La serata si è aperta con la Sinfonia con­certante per oboe, clarinetto, corno, fagotto e orchestra (K 297b) in mi bemolle maggiore di Wolfgang Amadeus Mo­zart; dopo è si è potuto ascol­tare la Fantaisie brillante pour flûte et orchestre sur des airs de  “Carmen” di Francois Bor­ne e si è concluso con il Rondò brillante in mi bemolle mag­giore per pianoforte e orchestra op. 29 di Felix Mendelssohn- Bartholdy. “L’Ora del Salento” ha intervistato, in esclusiva, il maestro Michele Nitti.

Il direttore di un’orchestra giovanile come riesce a co­niugare attività educativa e artistica?

L’arte è per definizione un mezzo privilegiato per la formazione della persona e per la sua educazione. Questa intuizione è espressa già nel De ordine di Sant’Agostino, e la ritroviamo nel De nupti­is Mercurii et Philologiae di Marziano Cappella, e ancora in Seneca, Quintiliano, Var­rone e altri ancora. Troppo a lungo, invece, la musica è stata confinata nel remoto regno del piacere e dell’evasione, pri­vata di qualunque contenuto intellettuale ed educativo; non a caso tantissime persone, pur culturalmente raffinate, non si vergognano affatto di con­fessarsi analfabeti per ciò che concerne la musica. L’orche­stra, nello specifico, permette di educare nel senso più stret­tamente etimologico del termi­ne e-dūcĕre: “tirare fuori” la propria individualità metten­dola a servizio dell’insieme, secondo le idee galvanizzanti ed interpretative del direttore.

Tra efficacia e bellezza qual è il valore prioritario del ge­sto di un direttore?
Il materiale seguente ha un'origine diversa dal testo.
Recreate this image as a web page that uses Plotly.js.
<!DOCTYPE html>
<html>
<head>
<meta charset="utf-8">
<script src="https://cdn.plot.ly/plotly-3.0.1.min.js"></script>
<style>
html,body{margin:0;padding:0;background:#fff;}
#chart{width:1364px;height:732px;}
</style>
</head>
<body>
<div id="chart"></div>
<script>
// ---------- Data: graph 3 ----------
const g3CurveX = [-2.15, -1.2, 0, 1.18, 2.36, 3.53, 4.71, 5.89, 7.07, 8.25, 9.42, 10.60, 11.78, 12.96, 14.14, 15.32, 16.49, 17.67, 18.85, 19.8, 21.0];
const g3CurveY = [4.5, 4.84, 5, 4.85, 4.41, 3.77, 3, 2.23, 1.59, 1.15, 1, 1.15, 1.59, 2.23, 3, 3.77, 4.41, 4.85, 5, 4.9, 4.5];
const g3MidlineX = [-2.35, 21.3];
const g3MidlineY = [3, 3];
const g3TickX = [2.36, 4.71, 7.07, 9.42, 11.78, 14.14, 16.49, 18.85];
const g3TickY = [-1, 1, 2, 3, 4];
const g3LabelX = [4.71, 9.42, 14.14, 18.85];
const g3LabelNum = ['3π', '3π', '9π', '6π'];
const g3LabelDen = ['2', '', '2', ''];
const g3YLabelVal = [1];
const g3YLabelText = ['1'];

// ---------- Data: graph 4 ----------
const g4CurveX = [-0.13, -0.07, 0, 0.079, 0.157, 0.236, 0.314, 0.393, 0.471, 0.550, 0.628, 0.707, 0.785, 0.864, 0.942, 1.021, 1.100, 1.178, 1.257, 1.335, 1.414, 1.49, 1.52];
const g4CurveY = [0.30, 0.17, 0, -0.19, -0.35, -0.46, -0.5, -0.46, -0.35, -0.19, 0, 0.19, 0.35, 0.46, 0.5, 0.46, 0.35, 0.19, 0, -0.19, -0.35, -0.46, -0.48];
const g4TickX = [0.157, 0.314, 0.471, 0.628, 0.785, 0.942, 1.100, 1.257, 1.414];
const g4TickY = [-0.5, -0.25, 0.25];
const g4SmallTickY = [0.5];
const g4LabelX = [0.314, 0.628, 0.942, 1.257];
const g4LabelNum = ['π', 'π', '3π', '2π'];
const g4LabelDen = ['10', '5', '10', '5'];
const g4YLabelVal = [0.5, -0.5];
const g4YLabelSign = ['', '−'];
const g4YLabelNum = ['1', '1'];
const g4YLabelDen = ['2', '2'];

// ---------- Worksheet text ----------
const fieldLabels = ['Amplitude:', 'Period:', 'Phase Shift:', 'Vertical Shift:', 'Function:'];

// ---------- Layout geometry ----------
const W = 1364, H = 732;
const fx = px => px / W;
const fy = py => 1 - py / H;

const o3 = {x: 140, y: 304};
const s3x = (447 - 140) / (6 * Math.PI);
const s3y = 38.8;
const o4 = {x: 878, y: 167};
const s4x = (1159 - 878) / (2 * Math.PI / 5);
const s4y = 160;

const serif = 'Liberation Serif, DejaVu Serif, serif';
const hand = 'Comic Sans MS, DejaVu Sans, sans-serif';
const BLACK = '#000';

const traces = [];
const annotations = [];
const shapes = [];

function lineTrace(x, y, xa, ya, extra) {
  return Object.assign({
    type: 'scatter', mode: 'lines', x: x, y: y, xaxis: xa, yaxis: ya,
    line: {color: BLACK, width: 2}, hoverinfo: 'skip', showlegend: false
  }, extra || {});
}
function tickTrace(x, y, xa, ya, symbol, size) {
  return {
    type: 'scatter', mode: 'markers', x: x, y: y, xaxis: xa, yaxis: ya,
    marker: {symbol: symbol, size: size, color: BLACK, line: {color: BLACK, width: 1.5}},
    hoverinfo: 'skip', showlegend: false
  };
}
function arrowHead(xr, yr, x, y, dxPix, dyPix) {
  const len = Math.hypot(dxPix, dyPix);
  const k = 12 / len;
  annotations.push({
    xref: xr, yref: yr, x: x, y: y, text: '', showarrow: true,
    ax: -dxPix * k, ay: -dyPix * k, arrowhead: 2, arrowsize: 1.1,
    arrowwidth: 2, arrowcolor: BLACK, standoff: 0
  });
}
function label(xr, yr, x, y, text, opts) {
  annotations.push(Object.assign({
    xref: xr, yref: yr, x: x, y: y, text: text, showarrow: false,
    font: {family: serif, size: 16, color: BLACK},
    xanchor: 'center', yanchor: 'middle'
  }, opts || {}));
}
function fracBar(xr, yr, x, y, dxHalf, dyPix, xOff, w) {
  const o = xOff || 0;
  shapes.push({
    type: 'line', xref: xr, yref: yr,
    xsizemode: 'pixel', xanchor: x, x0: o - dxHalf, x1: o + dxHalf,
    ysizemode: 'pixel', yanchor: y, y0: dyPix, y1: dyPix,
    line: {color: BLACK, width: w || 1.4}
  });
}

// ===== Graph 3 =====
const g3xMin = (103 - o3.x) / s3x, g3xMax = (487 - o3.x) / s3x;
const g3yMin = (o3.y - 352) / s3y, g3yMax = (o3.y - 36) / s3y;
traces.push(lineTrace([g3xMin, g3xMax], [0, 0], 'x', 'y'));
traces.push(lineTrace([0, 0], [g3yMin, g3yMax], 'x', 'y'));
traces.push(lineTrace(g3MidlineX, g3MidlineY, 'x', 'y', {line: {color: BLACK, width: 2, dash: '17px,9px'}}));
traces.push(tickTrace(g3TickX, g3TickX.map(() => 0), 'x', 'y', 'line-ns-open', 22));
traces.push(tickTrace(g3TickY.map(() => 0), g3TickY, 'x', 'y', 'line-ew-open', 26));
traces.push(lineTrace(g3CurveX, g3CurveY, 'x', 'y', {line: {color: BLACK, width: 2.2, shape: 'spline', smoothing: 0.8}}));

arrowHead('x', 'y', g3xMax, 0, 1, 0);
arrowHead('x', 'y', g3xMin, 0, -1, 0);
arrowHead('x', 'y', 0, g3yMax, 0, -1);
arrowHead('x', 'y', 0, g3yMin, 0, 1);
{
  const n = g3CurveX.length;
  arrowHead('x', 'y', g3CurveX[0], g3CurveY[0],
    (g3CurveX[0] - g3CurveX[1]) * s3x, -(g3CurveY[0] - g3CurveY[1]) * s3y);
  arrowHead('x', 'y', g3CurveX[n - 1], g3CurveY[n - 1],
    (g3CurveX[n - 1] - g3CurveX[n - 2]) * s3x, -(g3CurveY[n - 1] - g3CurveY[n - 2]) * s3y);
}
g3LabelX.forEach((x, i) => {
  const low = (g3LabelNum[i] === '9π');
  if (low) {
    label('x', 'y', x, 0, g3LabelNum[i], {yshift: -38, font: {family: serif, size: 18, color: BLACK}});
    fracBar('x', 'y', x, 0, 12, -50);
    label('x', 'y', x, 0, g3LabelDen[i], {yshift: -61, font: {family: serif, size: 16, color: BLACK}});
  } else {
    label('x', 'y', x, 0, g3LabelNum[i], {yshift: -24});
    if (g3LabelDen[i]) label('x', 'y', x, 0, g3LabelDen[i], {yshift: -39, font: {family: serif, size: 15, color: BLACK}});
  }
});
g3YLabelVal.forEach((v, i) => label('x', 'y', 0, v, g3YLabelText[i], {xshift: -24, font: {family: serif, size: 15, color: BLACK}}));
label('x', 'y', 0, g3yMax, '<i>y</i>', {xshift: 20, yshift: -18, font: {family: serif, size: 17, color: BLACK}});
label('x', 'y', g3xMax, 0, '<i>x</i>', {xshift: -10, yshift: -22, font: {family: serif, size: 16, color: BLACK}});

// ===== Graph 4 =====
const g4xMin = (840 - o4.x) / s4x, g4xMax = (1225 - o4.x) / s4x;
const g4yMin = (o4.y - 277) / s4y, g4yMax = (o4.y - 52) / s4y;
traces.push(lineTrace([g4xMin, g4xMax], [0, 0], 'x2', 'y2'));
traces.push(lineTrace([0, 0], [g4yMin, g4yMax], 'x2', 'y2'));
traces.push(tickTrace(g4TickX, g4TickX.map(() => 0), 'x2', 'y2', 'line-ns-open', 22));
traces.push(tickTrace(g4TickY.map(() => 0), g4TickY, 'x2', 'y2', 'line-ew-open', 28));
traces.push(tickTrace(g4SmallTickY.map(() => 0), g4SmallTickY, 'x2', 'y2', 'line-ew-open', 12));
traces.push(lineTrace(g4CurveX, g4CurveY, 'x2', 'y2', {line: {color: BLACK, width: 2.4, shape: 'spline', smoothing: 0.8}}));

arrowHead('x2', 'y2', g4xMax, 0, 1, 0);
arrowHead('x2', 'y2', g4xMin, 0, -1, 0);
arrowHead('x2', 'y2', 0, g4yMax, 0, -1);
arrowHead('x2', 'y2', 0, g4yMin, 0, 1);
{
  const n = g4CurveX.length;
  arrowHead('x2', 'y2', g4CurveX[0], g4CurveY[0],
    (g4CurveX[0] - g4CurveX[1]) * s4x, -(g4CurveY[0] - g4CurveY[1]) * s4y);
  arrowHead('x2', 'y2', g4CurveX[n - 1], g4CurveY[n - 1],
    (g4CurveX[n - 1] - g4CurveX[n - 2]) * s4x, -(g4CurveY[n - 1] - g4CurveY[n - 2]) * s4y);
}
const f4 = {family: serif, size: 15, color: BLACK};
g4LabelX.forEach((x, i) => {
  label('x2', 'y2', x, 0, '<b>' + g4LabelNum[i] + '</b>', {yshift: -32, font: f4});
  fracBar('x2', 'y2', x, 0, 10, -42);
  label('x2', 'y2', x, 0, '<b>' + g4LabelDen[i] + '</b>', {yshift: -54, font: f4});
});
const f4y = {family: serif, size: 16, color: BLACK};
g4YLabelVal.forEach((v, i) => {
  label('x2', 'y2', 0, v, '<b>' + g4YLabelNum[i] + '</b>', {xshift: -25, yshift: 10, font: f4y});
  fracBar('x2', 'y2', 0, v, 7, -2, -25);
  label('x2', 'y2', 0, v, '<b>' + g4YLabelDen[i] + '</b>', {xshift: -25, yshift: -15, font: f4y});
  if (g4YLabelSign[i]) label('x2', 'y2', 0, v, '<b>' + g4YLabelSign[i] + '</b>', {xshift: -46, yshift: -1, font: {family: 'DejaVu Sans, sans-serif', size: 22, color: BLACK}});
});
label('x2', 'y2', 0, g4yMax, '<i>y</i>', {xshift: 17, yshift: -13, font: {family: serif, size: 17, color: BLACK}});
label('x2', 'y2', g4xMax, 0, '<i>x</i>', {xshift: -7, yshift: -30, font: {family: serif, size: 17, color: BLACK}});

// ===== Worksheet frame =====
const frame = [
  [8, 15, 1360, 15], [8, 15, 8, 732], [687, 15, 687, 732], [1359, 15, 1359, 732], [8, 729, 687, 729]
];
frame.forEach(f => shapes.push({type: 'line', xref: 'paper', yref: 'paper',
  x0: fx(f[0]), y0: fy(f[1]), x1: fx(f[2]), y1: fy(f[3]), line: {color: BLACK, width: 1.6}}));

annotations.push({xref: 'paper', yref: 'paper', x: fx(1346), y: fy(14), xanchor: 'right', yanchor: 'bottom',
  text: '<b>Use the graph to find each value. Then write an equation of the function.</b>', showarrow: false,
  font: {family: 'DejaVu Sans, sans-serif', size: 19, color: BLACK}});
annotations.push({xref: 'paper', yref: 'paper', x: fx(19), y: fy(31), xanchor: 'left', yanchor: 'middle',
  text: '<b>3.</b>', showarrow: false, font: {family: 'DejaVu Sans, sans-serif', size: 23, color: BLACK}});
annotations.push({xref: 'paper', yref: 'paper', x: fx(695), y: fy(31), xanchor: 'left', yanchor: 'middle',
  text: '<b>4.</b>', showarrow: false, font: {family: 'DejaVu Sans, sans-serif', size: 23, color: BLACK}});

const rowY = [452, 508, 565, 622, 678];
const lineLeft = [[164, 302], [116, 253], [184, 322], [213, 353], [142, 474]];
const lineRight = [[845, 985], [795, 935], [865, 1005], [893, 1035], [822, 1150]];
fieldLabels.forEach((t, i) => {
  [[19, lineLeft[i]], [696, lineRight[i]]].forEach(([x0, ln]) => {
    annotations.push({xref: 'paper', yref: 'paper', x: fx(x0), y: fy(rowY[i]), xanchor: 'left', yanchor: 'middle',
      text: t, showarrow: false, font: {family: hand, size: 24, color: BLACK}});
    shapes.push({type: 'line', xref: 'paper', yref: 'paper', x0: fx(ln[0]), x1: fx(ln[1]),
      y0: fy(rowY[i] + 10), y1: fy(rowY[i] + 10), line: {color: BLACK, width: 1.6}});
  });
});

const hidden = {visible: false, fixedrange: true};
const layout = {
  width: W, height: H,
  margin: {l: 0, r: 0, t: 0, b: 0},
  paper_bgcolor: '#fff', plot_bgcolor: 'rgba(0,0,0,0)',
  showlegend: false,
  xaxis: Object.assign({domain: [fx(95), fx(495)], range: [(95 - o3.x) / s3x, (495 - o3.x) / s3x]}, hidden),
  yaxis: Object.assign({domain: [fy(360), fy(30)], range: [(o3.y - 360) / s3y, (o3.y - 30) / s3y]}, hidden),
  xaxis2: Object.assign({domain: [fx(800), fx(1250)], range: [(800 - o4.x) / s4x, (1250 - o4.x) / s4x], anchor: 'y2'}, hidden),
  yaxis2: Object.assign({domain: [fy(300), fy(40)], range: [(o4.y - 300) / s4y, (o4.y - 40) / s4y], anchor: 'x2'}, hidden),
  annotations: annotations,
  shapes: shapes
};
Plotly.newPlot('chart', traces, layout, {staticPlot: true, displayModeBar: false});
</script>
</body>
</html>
La figura del direttore, storicamente, nasce con la prerogativa di dare il tempo e permettere ad un’esecuzione di iniziare, svolgersi e terminare secondo una precisa volontà. È facile, quindi, intuire quanto possa esser determinante l’ef­ficacia del gesto perché ciò si realizzi. Molto più difficile, in­vece, è riflettere sul significato e sul valore della bellezza. È possibile definire univocamen­te e sistematicamente un gesto bello? Che valore avrebbe? Credo che rispetto alla bellezza del gesto in sé sia più impor­tante la bellezza che il gesto riesce ad evocare attraverso la musica. Non sempre, infatti, ad un bel gesto corrisponde un bel suono o una bella idea musica­le, così come non è da esclude­re aprioristicamente che da una gestualità sgraziata possano scaturire pagine di memorabi­le bellezza. Certamente il ge­sto dovrebbe essere funzionale all’idea e a ciò che si vorrebbe ottenere. Troppo spesso, invece, la gestualità strizza l’occhio alla teatralità, al pletorico, all’immagine stereotipata del direttore che si pavoneggia e che dà l’illusione che le com­petenze dipendano dall’esaspe­razione dei movimenti o dalla folta chioma.
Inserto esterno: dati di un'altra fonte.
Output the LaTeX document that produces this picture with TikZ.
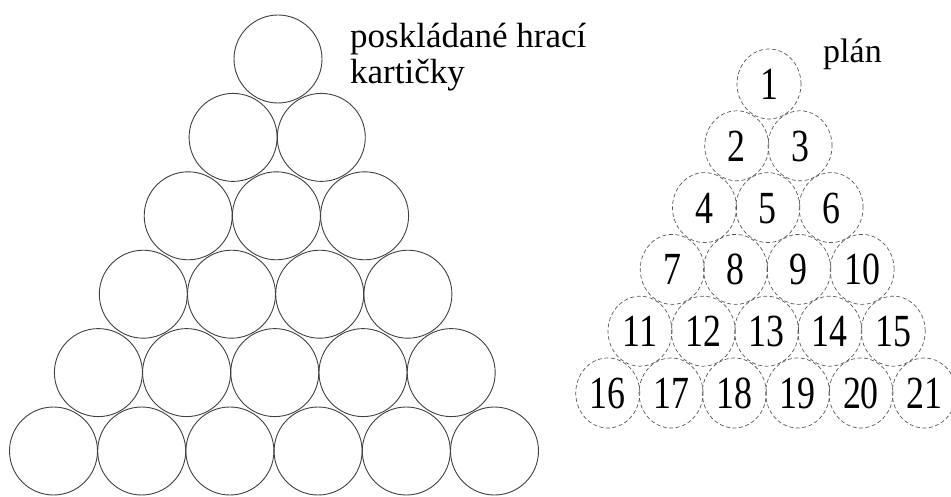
\documentclass[tikz,border=0pt]{standalone}
\usepackage{fontspec}
\setmainfont{Liberation Serif}
\usetikzlibrary{shapes.geometric}

\tikzset{
  card/.style={circle, draw=black!75, line width=0.9pt, minimum size=88pt, inner sep=0pt},
  slot/.style={ellipse, draw=black!65, line width=0.7pt, dash pattern=on 4pt off 2.5pt,
               minimum width=64pt, minimum height=70pt, inner sep=0pt,
               text height=31pt, text depth=0pt,
               font=\fontsize{46}{46}\selectfont},
  caption/.style={anchor=base west, inner sep=0pt, font=\fontsize{35}{35}\selectfont},
}
\newcommand{\narrow}[1]{\scalebox{0.78}[1]{#1}}

\begin{document}
\begin{tikzpicture}[x=1pt, y=-1pt]
  \useasboundingbox (0,0) rectangle (951,497);

  % stacked cards: six rows of touching circles
  \foreach \i in {0,...,5}{
    \foreach \j in {0,...,\i}{
      \pgfmathsetmacro{\cx}{278 - 0.8*\i + 88.2*(\j - \i/2)}
      \pgfmathsetmacro{\cy}{59 + 78.4*\i}
      \node[card] (c-\i-\j) at (\cx,\cy) {};
    }
  }
  \node[caption] (lbl1) at (350,48) {poskládané hrací};
  \node[caption] (lbl2) at (350,84) {kartičky};

  % numbered plan of the same pyramid
  \foreach \i in {0,...,5}{
    \foreach \j in {0,...,\i}{
      \pgfmathtruncatemacro{\n}{\i*(\i+1)/2 + \j + 1}
      \pgfmathsetmacro{\px}{769 - 0.6*\i + 63.3*(\j - \i/2)}
      \pgfmathsetmacro{\py}{84 + 61.8*\i}
      \node[slot] (p-\n) at (\px,\py) {\narrow{\n}};
    }
  }
  \node[caption, font=\fontsize{34}{34}\selectfont] (plan) at (823,63) {plán};
\end{tikzpicture}
\end{document}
Per un direttore d’orchestra non è facile sviluppare con successo la propria carrie­ra. Quali opportunità offre oggi ai giovani talenti que­sta professione?

Non sempre l’esito di una carriera dipende da fattori che afferiscono pienamente all’ambito delle competenze e del talento. Le grandi biografie dei più celebri direttori sono costellate da fattori che rasen­tano il caso, le coincidenze, talune congiunture favorevoli. Io continuo ad augurarmi che le naturali aspirazioni di ogni artista non si riducano mai a sterile carrierismo, ma puntino al tenace perseguimento dell’o­biettivo di poter far musica nel migliore dei modi possibili. Certamente le prospettive di­rettoriali, in senso stretto, sono strettamente connesse al diffi­cile panorama che tutte le arti attraversano. Ma ciò non ha il diritto di spegnere le speranze e le aspettative di chi può dare il proprio contributo allo sviluppo dell’arte. Ciò che mi preme riguarda, invece, i molti che hanno già una carriera felice­mente avviata. C’è una genera­lizzata “sovraesposizione” e un culto dell’immagine che finisco­no non di rado per obnubilare il valore della musica e che dimo­strano una diffusa incapacità di lunghi silenzi, talvolta necessa­ri per scongiurare concessioni alla banalità.